The Desolation of Smaug isn’t perfect, the plot does strain at times, but it’s certainly Peter Jackson’s most wildly entertaining, staggering and strangely enough, absolutely terrifying film so far.

The frightening moments come in the form of Beorn (Mikael Persbrandt), a Skin-Changer who may be a little too much to “bear” for the small ones, but he’s nothing compared to the – somewhat recycled – creepy Spiders from the Rings films that will leave arachnophobes, new and old, squirming in their seats. There’s another one…believe me, there IS another one…but we’ll get to it later.
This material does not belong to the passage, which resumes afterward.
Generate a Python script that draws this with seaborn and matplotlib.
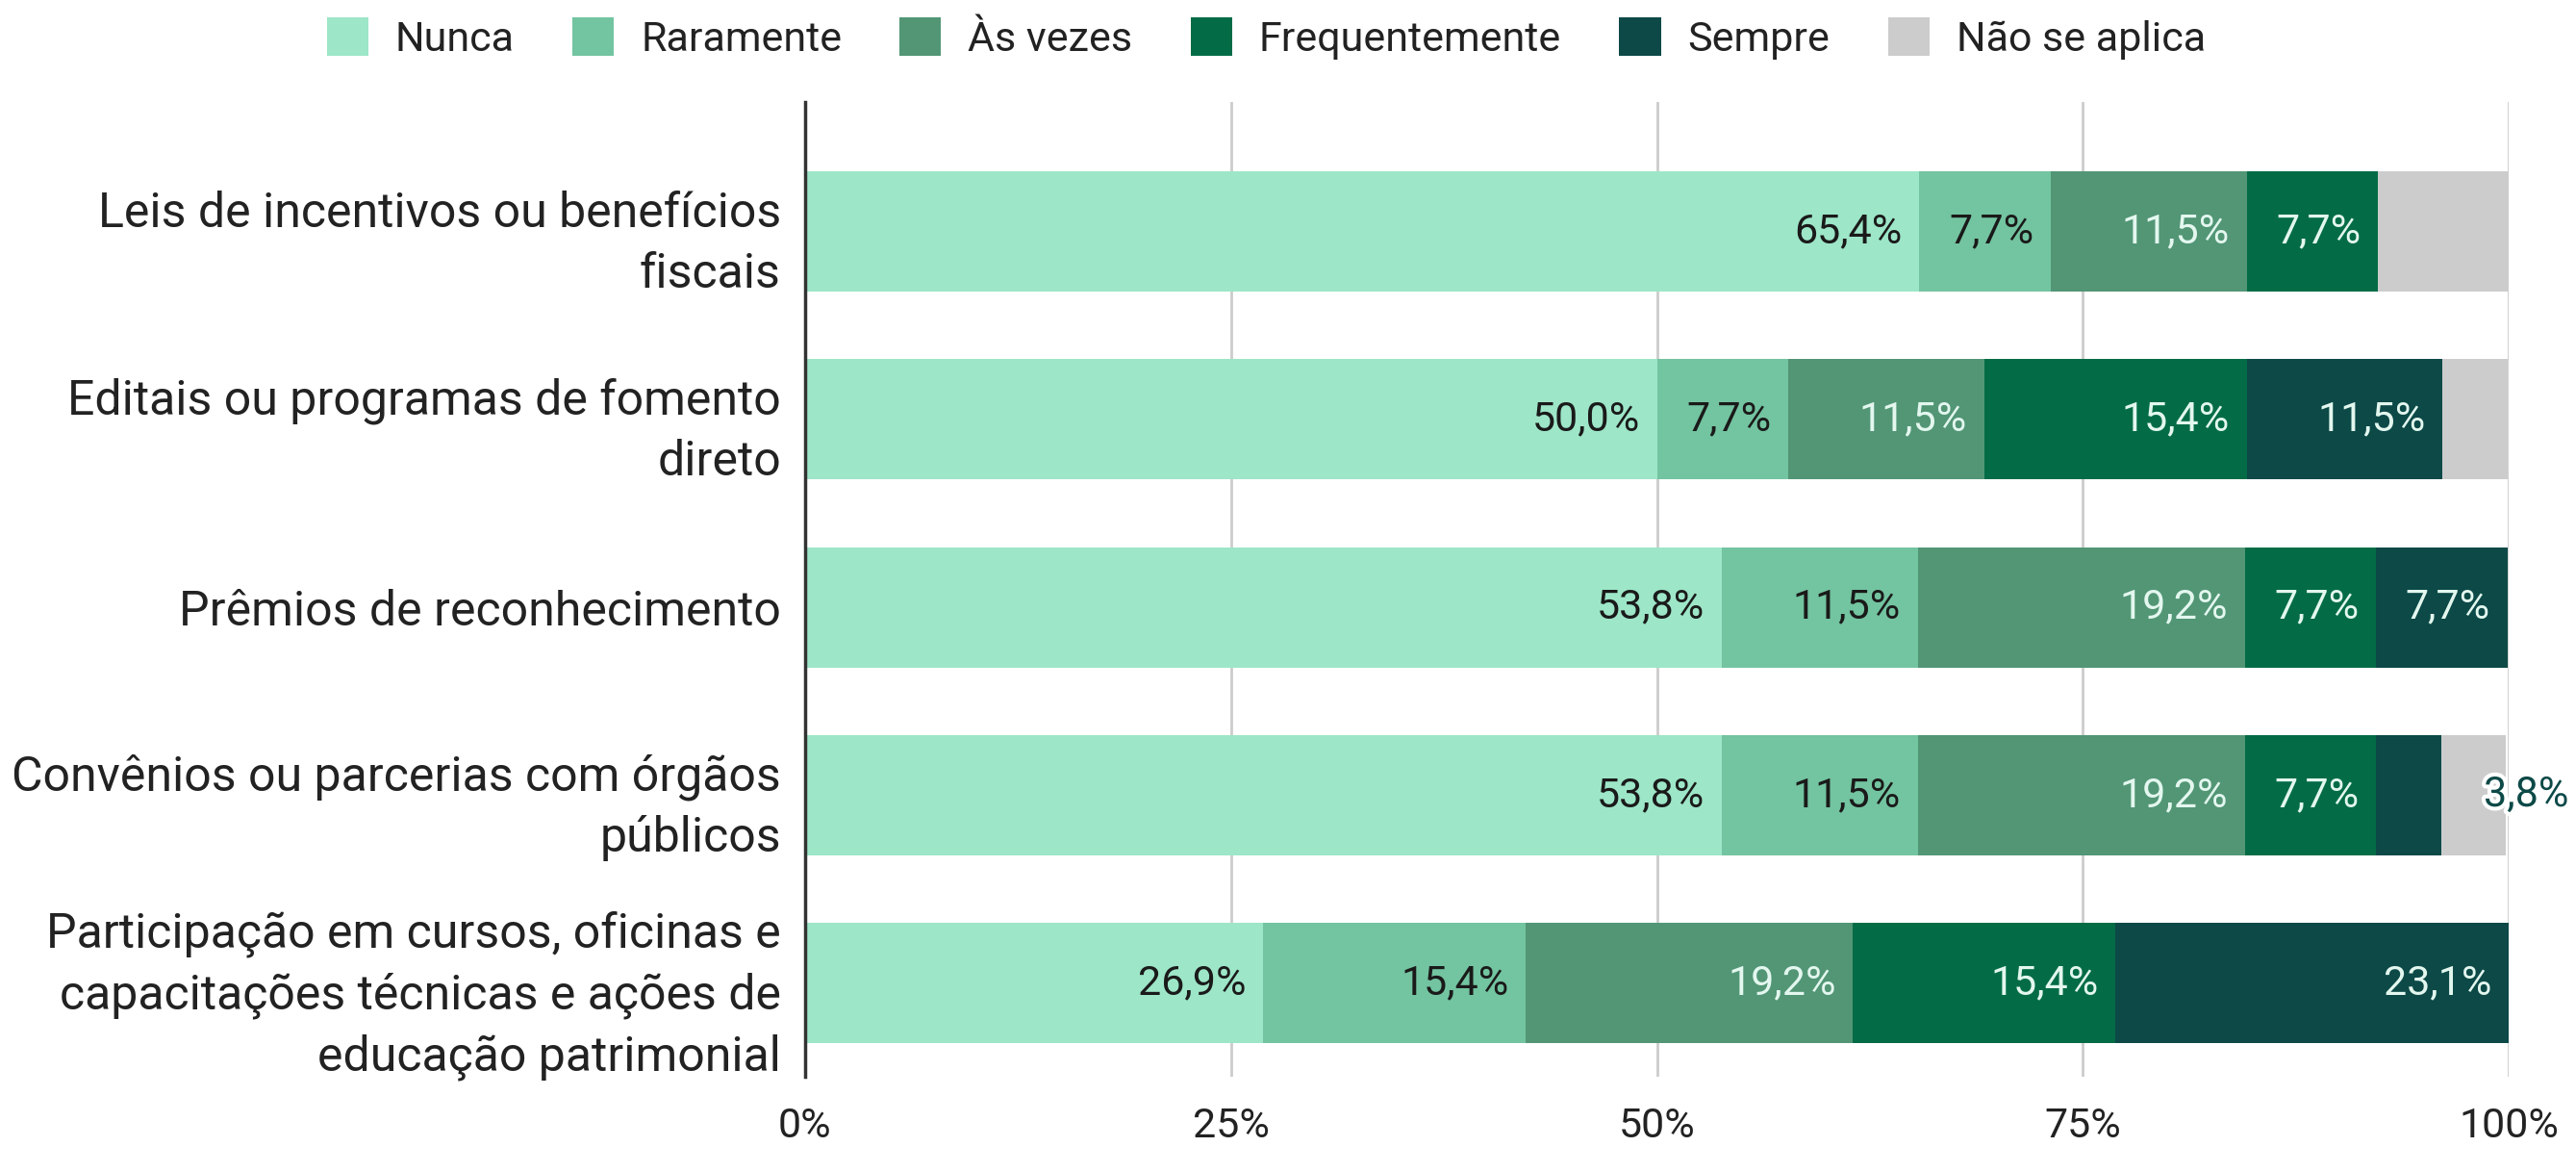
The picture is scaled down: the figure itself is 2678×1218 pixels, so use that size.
import matplotlib
matplotlib.use("Agg")
import matplotlib.pyplot as plt
import matplotlib.patheffects as pe
from matplotlib.patches import Patch
import seaborn as sns
import numpy as np

categories = [
    "Leis de incentivos ou benefícios\nfiscais",
    "Editais ou programas de fomento\ndireto",
    "Prêmios de reconhecimento",
    "Convênios ou parcerias com órgãos\npúblicos",
    "Participação em cursos, oficinas e\ncapacitações técnicas e ações de\neducação patrimonial",
]
series = ["Nunca", "Raramente", "Às vezes", "Frequentemente", "Sempre", "Não se aplica"]
nunca = [65.4, 50.0, 53.8, 53.8, 26.9]
raramente = [7.7, 7.7, 11.5, 11.5, 15.4]
as_vezes = [11.5, 11.5, 19.2, 19.2, 19.2]
frequentemente = [7.7, 15.4, 7.7, 7.7, 15.4]
sempre = [0, 11.5, 7.7, 3.8, 23.1]
nao_se_aplica = [7.7, 3.8, 0, 3.8, 0]
values = [nunca, raramente, as_vezes, frequentemente, sempre, nao_se_aplica]

colors = ["#9de6c8", "#73c4a0", "#529675", "#036c46", "#0c4947", "#cccccc"]
text_colors = ["#1a1a1a", "#1a1a1a", "#e3f7ef", "#e3f7ef", "#e3f7ef", None]

sns.set_style("white")
plt.rcParams["font.family"] = ["Roboto", "DejaVu Sans"]

fig = plt.figure(figsize=(26.78, 12.18), dpi=100)
ax = fig.add_axes([0.3125, 0.081, 0.974 - 0.3125, 0.832])

data = np.array(values)
cum = np.cumsum(data, axis=0)

# stacked bars: draw the running totals from the largest down
for i in reversed(range(len(series))):
    sns.barplot(x=cum[i], y=categories, order=categories, orient="h", color=colors[i],
                saturation=1, width=0.64, linewidth=0, ax=ax)

# value labels
for i in range(len(series)):
    if text_colors[i] is None:
        continue
    for j in range(len(categories)):
        v = data[i, j]
        if v <= 0:
            continue
        lab = f"{v:.1f}%".replace(".", ",")
        if v < 5:
            t = ax.text(101.0, j, lab, ha="center", va="center", fontsize=31,
                        color=colors[i], zorder=5, clip_on=False)
            t.set_path_effects([pe.withStroke(linewidth=6, foreground="white")])
        else:
            ax.text(cum[i, j] - 1.0, j, lab, ha="right", va="center", fontsize=31,
                    color=text_colors[i], zorder=5)

ax.set_xlim(0, 100)
ax.set_ylim(4.5, -0.69)
ax.set_xticks([0, 25, 50, 75, 100])
ax.set_xticklabels(["0%", "25%", "50%", "75%", "100%"], fontsize=31, color="#222222")
ax.tick_params(axis="x", length=0, pad=22)
ax.tick_params(axis="y", length=0, pad=18, labelsize=36, labelcolor="#222222")
ax.set_xlabel("")
ax.set_ylabel("")
ax.grid(axis="x", color="#cccccc", linewidth=2)
ax.set_axisbelow(True)
for s in ["top", "right", "bottom"]:
    ax.spines[s].set_visible(False)
ax.spines["left"].set_color("#333333")
ax.spines["left"].set_linewidth(2.5)
for lbl in ax.get_yticklabels():
    lbl.set_horizontalalignment("right")
    lbl.set_multialignment("right")
    lbl.set_linespacing(1.4)

handles = [Patch(facecolor=c, edgecolor="none", label=s) for c, s in zip(colors, series)]
fig.legend(handles=handles, loc="upper center", bbox_to_anchor=(0.4915, 1.01), ncol=6,
           frameon=False, fontsize=31, handlelength=1.0, handleheight=1.05,
           handletextpad=0.65, columnspacing=1.4, labelcolor="#222222", borderaxespad=0.3)

fig.savefig("out.png", dpi=100, facecolor="white")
As far as action goes, this Hobbit chapter delivers in astounding quantities with plenty of arrows flying and fist and sword fight sequences, something the first one lacked. Jackson also makes up for it with a stunningly executed barrel chase down a river that’s up there with Indiana Jones either trying to dodge a boulder or being pursued on mine-cart. Even if some of it is a little on the unbelievable side, so what? In 3-D, the final scenes in a treasure-laden cave have gold coins and jewels flying towards you and you’ll want to grab some of them yourself. But whatever dimension you see this film in, whether it’s the battles or the gorgeous-looking Middle Earth sets; it will still grab your attention.
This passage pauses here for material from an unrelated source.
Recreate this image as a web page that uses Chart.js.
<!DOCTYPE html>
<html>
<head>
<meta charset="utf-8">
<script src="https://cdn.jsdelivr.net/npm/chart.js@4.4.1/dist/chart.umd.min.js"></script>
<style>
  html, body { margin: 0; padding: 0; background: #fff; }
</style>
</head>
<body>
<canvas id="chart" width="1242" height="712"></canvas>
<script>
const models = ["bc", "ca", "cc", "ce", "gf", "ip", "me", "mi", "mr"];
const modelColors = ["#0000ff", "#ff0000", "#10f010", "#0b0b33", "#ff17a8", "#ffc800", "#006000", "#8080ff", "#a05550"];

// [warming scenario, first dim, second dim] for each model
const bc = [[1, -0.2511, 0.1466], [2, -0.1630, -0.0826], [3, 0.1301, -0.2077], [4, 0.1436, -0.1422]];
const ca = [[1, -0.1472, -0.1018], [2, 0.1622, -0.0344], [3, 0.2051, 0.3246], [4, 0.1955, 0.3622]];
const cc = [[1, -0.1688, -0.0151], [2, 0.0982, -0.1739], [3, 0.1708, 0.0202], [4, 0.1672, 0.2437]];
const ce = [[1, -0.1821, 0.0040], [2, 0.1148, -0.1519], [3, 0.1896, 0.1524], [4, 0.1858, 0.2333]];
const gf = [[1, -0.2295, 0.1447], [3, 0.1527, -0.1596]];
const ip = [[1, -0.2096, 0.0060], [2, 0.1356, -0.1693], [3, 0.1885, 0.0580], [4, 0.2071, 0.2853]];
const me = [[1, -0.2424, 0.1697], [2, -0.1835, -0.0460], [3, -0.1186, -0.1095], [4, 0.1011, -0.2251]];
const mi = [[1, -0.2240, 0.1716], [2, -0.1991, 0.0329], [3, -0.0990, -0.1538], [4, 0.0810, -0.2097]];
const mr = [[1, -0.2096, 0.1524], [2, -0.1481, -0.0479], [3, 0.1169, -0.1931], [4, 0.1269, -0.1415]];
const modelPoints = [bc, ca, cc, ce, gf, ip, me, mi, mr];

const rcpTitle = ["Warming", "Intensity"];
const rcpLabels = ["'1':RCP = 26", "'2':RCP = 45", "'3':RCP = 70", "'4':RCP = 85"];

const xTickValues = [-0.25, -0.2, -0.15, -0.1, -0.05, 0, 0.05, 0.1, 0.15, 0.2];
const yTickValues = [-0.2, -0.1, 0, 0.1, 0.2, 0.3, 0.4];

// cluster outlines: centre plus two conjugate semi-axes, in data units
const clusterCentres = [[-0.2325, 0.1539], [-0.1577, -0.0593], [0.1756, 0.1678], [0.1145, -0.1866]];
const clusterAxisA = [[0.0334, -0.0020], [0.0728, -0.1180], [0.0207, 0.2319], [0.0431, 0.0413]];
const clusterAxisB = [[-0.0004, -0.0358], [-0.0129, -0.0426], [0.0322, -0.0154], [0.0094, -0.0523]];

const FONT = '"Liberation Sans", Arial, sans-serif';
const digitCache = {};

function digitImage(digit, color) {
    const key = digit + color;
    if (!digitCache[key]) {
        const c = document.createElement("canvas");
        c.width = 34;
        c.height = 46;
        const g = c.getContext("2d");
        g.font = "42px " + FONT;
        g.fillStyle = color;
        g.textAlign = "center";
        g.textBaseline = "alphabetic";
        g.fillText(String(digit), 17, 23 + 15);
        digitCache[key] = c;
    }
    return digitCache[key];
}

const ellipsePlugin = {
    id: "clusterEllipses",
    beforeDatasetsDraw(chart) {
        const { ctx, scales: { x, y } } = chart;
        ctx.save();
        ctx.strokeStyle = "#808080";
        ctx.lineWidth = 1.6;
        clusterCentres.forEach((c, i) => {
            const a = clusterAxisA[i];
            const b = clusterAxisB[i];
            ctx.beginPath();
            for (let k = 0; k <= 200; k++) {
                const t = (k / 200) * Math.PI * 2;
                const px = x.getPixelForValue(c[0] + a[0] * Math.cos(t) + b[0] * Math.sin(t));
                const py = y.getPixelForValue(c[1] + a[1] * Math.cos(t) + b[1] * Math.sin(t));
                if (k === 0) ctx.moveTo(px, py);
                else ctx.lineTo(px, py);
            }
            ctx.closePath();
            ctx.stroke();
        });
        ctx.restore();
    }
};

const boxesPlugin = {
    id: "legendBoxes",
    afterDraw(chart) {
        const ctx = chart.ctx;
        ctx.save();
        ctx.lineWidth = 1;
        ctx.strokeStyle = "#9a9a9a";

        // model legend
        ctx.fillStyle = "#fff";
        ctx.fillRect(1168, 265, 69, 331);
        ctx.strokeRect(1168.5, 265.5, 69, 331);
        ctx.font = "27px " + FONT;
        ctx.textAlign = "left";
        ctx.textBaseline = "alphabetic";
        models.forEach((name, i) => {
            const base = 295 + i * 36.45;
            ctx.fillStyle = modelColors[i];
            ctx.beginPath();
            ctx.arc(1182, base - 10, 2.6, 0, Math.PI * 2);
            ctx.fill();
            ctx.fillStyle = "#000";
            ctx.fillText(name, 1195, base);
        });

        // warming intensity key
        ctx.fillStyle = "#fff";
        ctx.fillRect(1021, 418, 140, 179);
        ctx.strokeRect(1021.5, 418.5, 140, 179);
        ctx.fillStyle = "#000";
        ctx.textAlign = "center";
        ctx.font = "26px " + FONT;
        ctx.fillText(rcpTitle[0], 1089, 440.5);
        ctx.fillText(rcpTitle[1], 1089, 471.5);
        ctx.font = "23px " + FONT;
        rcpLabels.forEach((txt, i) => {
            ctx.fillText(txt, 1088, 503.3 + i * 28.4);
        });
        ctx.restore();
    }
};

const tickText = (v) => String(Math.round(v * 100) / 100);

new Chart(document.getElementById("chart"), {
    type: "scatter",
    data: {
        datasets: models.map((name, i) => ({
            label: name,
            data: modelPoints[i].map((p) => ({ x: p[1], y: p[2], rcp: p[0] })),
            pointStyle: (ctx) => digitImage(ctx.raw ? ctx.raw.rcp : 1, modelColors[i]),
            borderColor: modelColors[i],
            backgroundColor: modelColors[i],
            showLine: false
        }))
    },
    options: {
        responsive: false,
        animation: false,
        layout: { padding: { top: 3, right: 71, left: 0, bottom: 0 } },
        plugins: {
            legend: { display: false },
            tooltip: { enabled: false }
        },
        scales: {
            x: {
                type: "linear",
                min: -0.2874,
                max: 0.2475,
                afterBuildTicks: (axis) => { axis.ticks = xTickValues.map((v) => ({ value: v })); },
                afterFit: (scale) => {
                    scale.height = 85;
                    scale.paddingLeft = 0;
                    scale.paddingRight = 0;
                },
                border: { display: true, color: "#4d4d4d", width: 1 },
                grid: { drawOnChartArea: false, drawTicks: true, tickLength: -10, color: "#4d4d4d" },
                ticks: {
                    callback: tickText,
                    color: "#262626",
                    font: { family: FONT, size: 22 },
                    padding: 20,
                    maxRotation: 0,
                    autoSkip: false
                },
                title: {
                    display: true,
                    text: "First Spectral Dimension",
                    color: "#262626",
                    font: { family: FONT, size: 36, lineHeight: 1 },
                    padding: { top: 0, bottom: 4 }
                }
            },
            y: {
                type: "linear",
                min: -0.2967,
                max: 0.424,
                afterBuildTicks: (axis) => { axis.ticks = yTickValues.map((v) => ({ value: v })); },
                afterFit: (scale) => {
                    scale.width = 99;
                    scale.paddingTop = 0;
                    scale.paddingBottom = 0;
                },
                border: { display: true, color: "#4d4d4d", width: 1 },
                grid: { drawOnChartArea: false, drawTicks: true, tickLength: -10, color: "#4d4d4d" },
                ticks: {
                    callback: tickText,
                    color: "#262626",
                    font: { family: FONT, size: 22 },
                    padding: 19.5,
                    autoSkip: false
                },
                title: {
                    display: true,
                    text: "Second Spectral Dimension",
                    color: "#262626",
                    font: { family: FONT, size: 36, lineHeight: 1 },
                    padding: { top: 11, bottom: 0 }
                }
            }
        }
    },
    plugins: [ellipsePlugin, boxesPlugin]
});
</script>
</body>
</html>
Martin Freeman reprises Bilbo and continues to feel at ease with his role, the same for the Dwarves, Ian McKellan as Gandolf…need I say more? Rings fans will be pleased to know Legolas is back, played once again by Orlando Bloom, and he, like all the other Rings characters and actors portraying them, hasn’t changed a bit. New cast members include a terrific Stephen Fry as the Master of Lake-Town and Evangeline Lilly playing female Elf Tauriel. Her character, however, is a bit of a disappointment. When she’s in action, she shines but when she’s speaking, she seems bland and lacks the spirit and fieriness of movie heroines like The Cat from The Dark Knight Rises and Avatar’s Neytiri.

But the star turn is Benedict Cumberbatch providing motion-capture and a voice like Scar from The Lion King on an amplifier for the most startling movie monster since Jurassic Park’s T-Rex…Smaug the Dragon. Forget Gollum, this dude’s the real deal. He practically scared the living (insert your own expletive here) out of me. The third dimension also makes him all the more petrifying. He will leave cinema-goers having nightmares for weeks and would even make Spielberg soil himself. God only knows what lies in store for us once the last instalment arrives. Until then, this beastie boy needs to be in the Rogues Gallery along with Kong and Godzilla and Cumberbatch needs some kind of recognition for his work here, perhaps an award.

All in all, The Desolation of Smaug improves on An Unexpected Journey in every way possible. Yes, the Tolkien purists may be ticked off by the many diversions from the original Hobbit book but in this case, they’re moaning about nothing. What’s more, once the film starts and they’re stunned by this true spectacle, only then will they shut up.